XuehaiPan / nvitop

An interactive NVIDIA-GPU process viewer and beyond, the one-stop solution for GPU process management.
https://nvitop.readthedocs.io
Apache License 2.0
4.56k stars 144 forks source link

[Question] How to log GPU performance to `wandb` #109

Closed BitCalSaul closed 9 months ago

BitCalSaul commented 9 months ago

Required prerequisites

Motivation

Hey, I am a super fan of the nvitop. I usually used another monitor to see my GPU performance with time. But it's hard to keep it for a record. Thus, I want to use the nvitop with wandb. However, I don't know how to set up it. I'm wondering if you could provide an example for this work, thanks!

Solution

No response

Alternatives

No response

Additional context

No response

XuehaiPan commented 9 months ago

Hi @BitCalSaul, thanks for raising this. The usage of logging metrics to wandb is similar to the TensorBoard. You can read the example in the section Resource Metric Collector.

import os

import torch
import torch.nn as nn
import torch.nn.functional as F
import wandb

from nvitop import CudaDevice, ResourceMetricCollector

# Build networks and prepare datasets
...

# Logger and status collector
writer = SummaryWriter()
collector = ResourceMetricCollector(devices=CudaDevice.all(),  # log all visible CUDA devices and use the CUDA ordinal
                                    root_pids={os.getpid()},   # only log the descendant processes of the current process
                                    interval=1.0)              # snapshot interval for background daemon thread

# W&B Session
run = wandb.init()

# Start training
global_step = 0
for epoch in range(num_epoch):
    with collector(tag='train'):
        for batch in train_dataset:
            with collector(tag='batch'):
                algorithm_metrics = train(net, batch)
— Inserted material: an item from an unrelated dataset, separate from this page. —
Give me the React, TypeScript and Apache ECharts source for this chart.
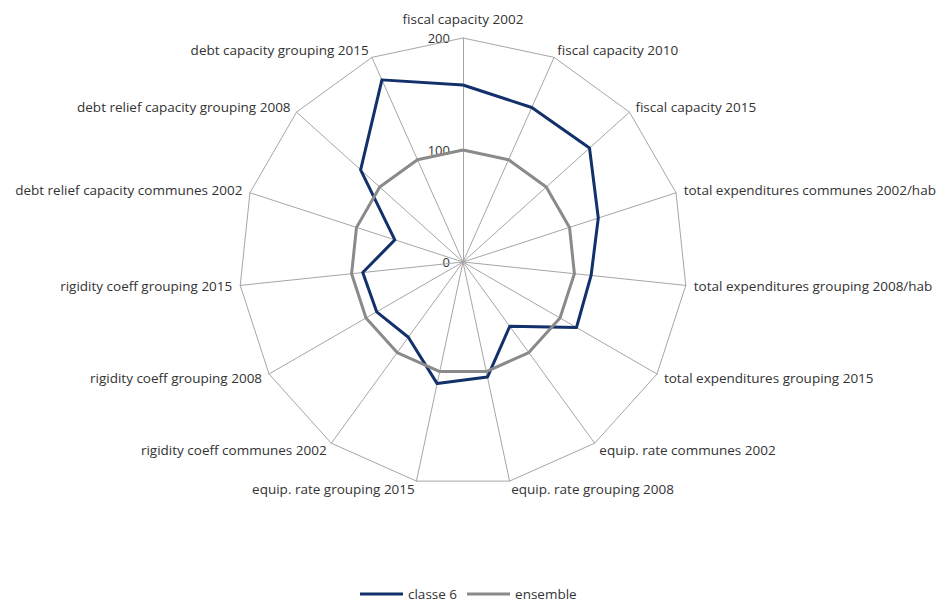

                # Collect batch level resource metrics
                resource_metrics = collector.collect()  # {'train/batch/<name>': value, ...}

                # Add a prefix if necessary
                algorithm_metrics = {
                    f'train/{key}': value for key, value in algorithm_metrics.items()
                }
                resource_metrics = {
                    f'resources/{key}': value for key, value in resource_metrics.items()
                }

                global_step += 1

                # Log metrics to W&B
                metrics = {**algorithm_metrics, **resource_metrics}
                run.log(metrics, step=global_step)

        # Collect epoch level resource metrics
        resource_metrics = collector.collect()  # {'train/<name>': value, ...}
        # Add a prefix if necessary
        resource_metrics = {f'resources/{key}': value for key, value in resource_metrics.items()}
        run.log(resource_metrics, step=epoch)

    with collector(tag='validate'):
        algorithm_metrics = validate(net, validation_dataset)

        # Collect epoch level resource metrics
        resource_metrics = collector.collect()  # {'validate/<name>': value, ...}

        # Add a prefix if necessary
        algorithm_metrics = {f'validate/{key}': value for key, value in algorithm_metrics.items()}
        resource_metrics = {f'resources/{key}': value for key, value in resource_metrics.items()}

        # Log metrics to W&B
        metrics = {**algorithm_metrics, **resource_metrics}
        run.log(metrics, step=epoch)

You can also send the collector to run in a background daemon thread. See the README for more details.

BitCalSaul commented 9 months ago

Thanks for the example and you hard work :)